Well, the good news is that grammar is one of the few things you can be completely confident you've gotten it right... once you've figured out all the weird nuances and special cases.

Anyway story things.

So, keep in mind I've only read the prologue--I don't know what you have planned next, so I can't say for certain how well this idea fits, but here's the first thing that comes to mind if you wanted to push that aspect of her character further.

I mentioned that one of my problems is that she's got lots of good friends, and that that's something that makes me have a hard time believing she can be bullied so easily.

So let's get rid of that.

Her friends obviously seem to not like Diamond and Ruby, right? So what if it was something, like, Buttercup insists on trying to include them, and this eventually starts to alienate her friends--making new friendships feels more important to her than maintaining the ones she already has, basically. So maybe she invites Diamond and Ruby to hang out with them one time and that kinda ruins it for her other friends, and then another time she ditches her friends to go try and talk to the bullies again instead, and things like that start making things awkward between Buttercup and her friends, which eventually causes some distance to form between them.

Now that's just an idea I've thrown together in a couple of minutes.

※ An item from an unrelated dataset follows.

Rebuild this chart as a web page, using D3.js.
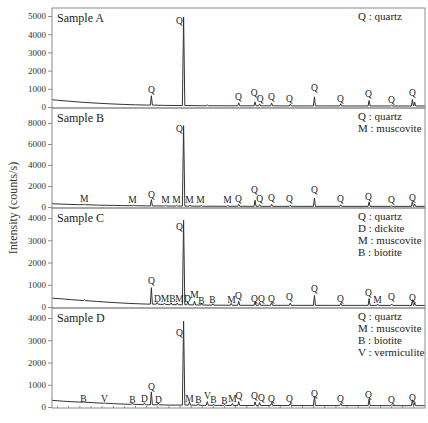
<!DOCTYPE html>
<html>
<head>
<meta charset="utf-8">
<script src="https://cdn.jsdelivr.net/npm/d3@7"></script>
<style>
  body { margin: 0; background: #fff; }
  svg { display: block; }
</style>
</head>
<body>
<svg id="chart" width="428" height="423"></svg>
<script>
// 2-theta range of the scan
const twoTheta = [3, 70];

// background points [2theta, counts]
const bgA = [[3, 400], [4, 370], [6, 320], [8, 270], [10, 230], [12, 195], [14, 165], [16, 140], [18, 120], [20, 105], [23, 90], [26, 80], [30, 70], [35, 65], [45, 60], [55, 58], [70, 55]];
const bgB = [[3, 310], [5, 270], [8, 220], [11, 180], [14, 150], [17, 125], [20, 105], [24, 90], [30, 75], [40, 65], [70, 60]];
const bgC = [[3, 400], [5, 360], [8, 300], [11, 250], [14, 200], [17, 160], [20, 130], [24, 105], [30, 85], [40, 75], [70, 70]];
const bgD = [[3, 300], [5, 260], [8, 220], [11, 185], [14, 150], [17, 120], [20, 100], [24, 85], [30, 72], [40, 65], [70, 60]];

// peaks [2theta, top counts, base counts]
const peaksA = [[20.85, 620, 105], [26.64, 4950, 80], [30.9, 110, 70], [36.54, 230, 65], [39.47, 280, 63], [40.3, 170, 63], [42.45, 220, 62], [45.8, 150, 60], [50.14, 560, 59], [54.87, 180, 58], [59.96, 360, 57], [64.03, 110, 56], [67.74, 420, 55], [68.15, 260, 55]];
const peaksB = [[8.85, 260, 220], [17.7, 180, 125], [20.85, 700, 105], [23.4, 150, 95], [25.4, 170, 90], [26.64, 7750, 88], [27.8, 180, 85], [29.8, 160, 80], [34.6, 140, 70], [36.54, 260, 68], [39.47, 650, 66], [40.3, 220, 65], [42.45, 260, 65], [45.8, 170, 64], [50.14, 850, 63], [54.87, 220, 62], [59.96, 480, 61], [64.03, 120, 60], [67.74, 520, 60], [68.15, 280, 60]];
const peaksC = [[8.8, 330, 290], [20.85, 870, 130], [21.9, 200, 125], [23.2, 180, 115], [24.4, 190, 108], [25.5, 180, 103], [26.64, 3900, 100], [27.4, 230, 97], [28.6, 260, 93], [29.9, 170, 88], [31.9, 150, 83], [35.2, 160, 78], [36.54, 260, 77], [39.47, 220, 76], [40.3, 200, 76], [42.45, 200, 75], [45.8, 170, 75], [50.14, 520, 74], [54.87, 170, 73], [59.96, 380, 72], [61.5, 130, 72], [64.03, 130, 71], [67.74, 330, 70], [68.15, 200, 70]];
const peaksD = [[8.7, 240, 215], [12.4, 180, 170], [17.4, 160, 125], [19.6, 190, 105], [20.85, 680, 102], [22.1, 190, 97], [26.64, 3850, 87], [27.7, 230, 85], [29.3, 150, 80], [30.9, 240, 77], [32.0, 130, 75], [34.0, 120, 70], [35.4, 160, 69], [36.54, 240, 68], [39.47, 230, 67], [40.3, 200, 66], [42.45, 200, 66], [45.8, 160, 65], [50.14, 470, 64], [54.87, 160, 63], [59.96, 370, 62], [64.03, 120, 61], [67.74, 320, 60], [68.15, 190, 60]];

// peak labels [text, 2theta, counts]
const labelsA = [['Q', 20.85, 934], ['Q', 25.9, 4725], ['Q', 36.5, 550], ['Q', 39.3, 800], ['Q', 40.4, 440], ['Q', 42.4, 550], ['Q', 45.65, 440], ['Q', 50.14, 1040], ['Q', 54.8, 440], ['Q', 59.84, 714], ['Q', 63.98, 385], ['Q', 67.75, 770]];
const labelsB = [['M', 8.81, 760], ['M', 17.44, 667], ['Q', 20.85, 1140], ['M', 23.37, 667], ['M', 25.34, 667], ['Q', 25.88, 7430], ['M', 27.68, 667], ['M', 29.66, 667], ['M', 34.5, 667], ['Q', 36.5, 760], ['Q', 39.36, 1620], ['Q', 40.3, 760], ['Q', 42.4, 860], ['Q', 45.65, 760], ['Q', 50.14, 1620], ['Q', 54.8, 760], ['Q', 59.84, 950], ['Q', 63.98, 667], ['Q', 67.75, 860]];
const labelsC = [['Q', 20.85, 1170], ['Q', 25.88, 3600], ['D', 21.93, 360], ['M', 23.28, 360], ['B', 24.62, 360], ['M', 25.88, 360], ['D', 27.32, 360], ['M', 28.58, 540], ['B', 29.83, 270], ['B', 31.81, 315], ['M', 35.23, 315], ['Q', 36.5, 494], ['Q', 39.36, 360], ['Q', 40.6, 360], ['Q', 42.4, 360], ['Q', 45.65, 450], ['Q', 50.14, 810], ['Q', 54.8, 360], ['Q', 59.84, 630], ['M', 61.46, 315], ['Q', 63.98, 450], ['Q', 67.75, 400]];
const labelsD = [['B', 8.63, 360], ['V', 12.4, 360], ['B', 17.44, 315], ['D', 19.59, 360], ['Q', 20.85, 900], ['D', 22.11, 315], ['Q', 25.88, 3330], ['M', 27.68, 360], ['B', 29.3, 315], ['V', 30.91, 494], ['B', 31.99, 315], ['B', 33.97, 270], ['M', 35.41, 360], ['Q', 36.6, 494], ['Q', 39.36, 494], ['Q', 40.6, 400], ['Q', 42.4, 360], ['Q', 45.65, 360], ['Q', 50.14, 584], ['Q', 54.8, 360], ['Q', 59.84, 540], ['Q', 63.98, 315], ['Q', 67.75, 400]];

const legendA = ['Q : quartz'];
const legendB = ['Q : quartz', 'M : muscovite'];
const legendC = ['Q : quartz', 'D : dickite', 'M : muscovite', 'B : biotite'];
const legendD = ['Q : quartz', 'M : muscovite', 'B : biotite', 'V : vermiculite'];

const ticksA = [0, 1000, 2000, 3000, 4000, 5000];
const ticksB = [0, 2000, 4000, 6000, 8000];
const ticksC = [0, 1000, 2000, 3000, 4000];
const ticksD = [0, 1000, 2000, 3000, 4000];

const samples = [
  { name: 'Sample A', bg: bgA, peaks: peaksA, labels: labelsA, legend: legendA, ticks: ticksA, domain: [-55, 5440] },
  { name: 'Sample B', bg: bgB, peaks: peaksB, labels: labelsB, legend: legendB, ticks: ticksB, domain: [-95, 9430] },
  { name: 'Sample C', bg: bgC, peaks: peaksC, labels: labelsC, legend: legendC, ticks: ticksC, domain: [-45, 4450] },
  { name: 'Sample D', bg: bgD, peaks: peaksD, labels: labelsD, legend: legendD, ticks: ticksD, domain: [-45, 4450] },
];

const plotLeft = 52;
const plotRight = 425;
const plotTop = 8;
const panelHeight = 100;
const serif = 'Liberation Serif, DejaVu Serif, serif';
const frameColor = '#8c8c8c';
const lineColor = '#333';

const svg = d3.select('#chart').style('font-family', serif);
const x = d3.scaleLinear().domain(twoTheta).range([plotLeft, plotRight]);

samples.forEach(function(s, i) {
  let y0 = plotTop + i * panelHeight;
  let y = d3.scaleLinear().domain(s.domain).range([y0 + panelHeight, y0]);
  let g = svg.append('g');

  // build the pattern: background points plus a sharp triangle per peak
  let points = s.bg.slice();
  s.peaks.forEach(function(p) {
    let w = p[1] > 2000 ? 0.22 : 0.18;
    points.push([p[0] - w, p[2]], [p[0], p[1]], [p[0] + w, p[2]]);
  });
  points.sort(function(a, b) {
    return a[0] - b[0];
  });

  let lineFunction = d3
    .line()
    .x(function(d) {
      return x(d[0]);
    })
    .y(function(d) {
      return y(d[1]);
    });

  g.append('path')
    .attr('d', lineFunction(points))
    .attr('fill', 'none')
    .attr('stroke', lineColor)
    .attr('stroke-width', 1)
    .attr('stroke-linejoin', 'round');

  g.append('rect')
    .attr('x', plotLeft)
    .attr('y', y0)
    .attr('width', plotRight - plotLeft)
    .attr('height', panelHeight)
    .attr('fill', 'none')
    .attr('stroke', frameColor)
    .attr('stroke-width', 1);

  let axis = g.append('g')
    .attr('transform', 'translate(' + plotLeft + ',0)')
    .call(d3.axisLeft(y).tickValues(s.ticks).tickSize(4).tickPadding(2).tickFormat(d3.format('d')));
  axis.attr('font-family', null).attr('font-size', 9);
  axis.select('.domain').remove();
  axis.selectAll('line').attr('stroke', frameColor);
  axis.selectAll('text').attr('fill', '#333');

  g.append('text')
    .attr('x', 57)
    .attr('y', y0 + 10)
    .attr('dy', '0.35em')
    .attr('font-size', 12)
    .attr('fill', '#222')
    .text(s.name);

  g.selectAll('.legend')
    .data(s.legend)
    .enter()
    .append('text')
    .attr('x', 358)
    .attr('y', function(d, j) {
      return y0 + 8 + j * 12;
    })
    .attr('dy', '0.35em')
    .attr('font-size', 11)
    .attr('fill', '#222')
    .text(function(d) {
      return d;
    });

  g.selectAll('.peak-label')
    .data(s.labels)
    .enter()
    .append('text')
    .attr('x', function(d) {
      return x(d[1]);
    })
    .attr('y', function(d) {
      return y(d[2]);
    })
    .attr('dy', '0.35em')
    .attr('text-anchor', 'middle')
    .attr('font-size', 9.5)
    .attr('fill', '#222')
    .text(function(d) {
      return d[0];
    });
});

// small ticks along the bottom axis
svg.append('g')
  .selectAll('line')
  .data(d3.range(4, 70, 2))
  .enter()
  .append('line')
  .attr('x1', function(d) { return x(d); })
  .attr('x2', function(d) { return x(d); })
  .attr('y1', plotTop + 4 * panelHeight)
  .attr('y2', plotTop + 4 * panelHeight - 2)
  .attr('stroke', frameColor);

svg.append('text')
  .attr('transform', 'translate(13,' + (plotTop + 2 * panelHeight) + ') rotate(-90)')
  .attr('text-anchor', 'middle')
  .attr('dy', '0.35em')
  .attr('font-size', 12)
  .attr('fill', '#333')
  .text('Intensity (counts/s)');
</script>
</body>
</html>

I can't say for certain that would work out well. But I think that could be a way to establish a solid trait of Buttercup's character--and to be fair, if her desire to make friends with everyone isn't going to come up later to much, there probably are other traits of hers that would make more sense to emphasize early on--while also moving her into a more vulnerable position that I think could make her reactions more believable.

Seems interesting, I’ll put it in my read later list. Do you already know for sure if you’re going to complete this?

I am going to complete this, I just don't know when.

Noice!:pinkiehappy: Thanks for the answer, I’ll probably read this in a few days.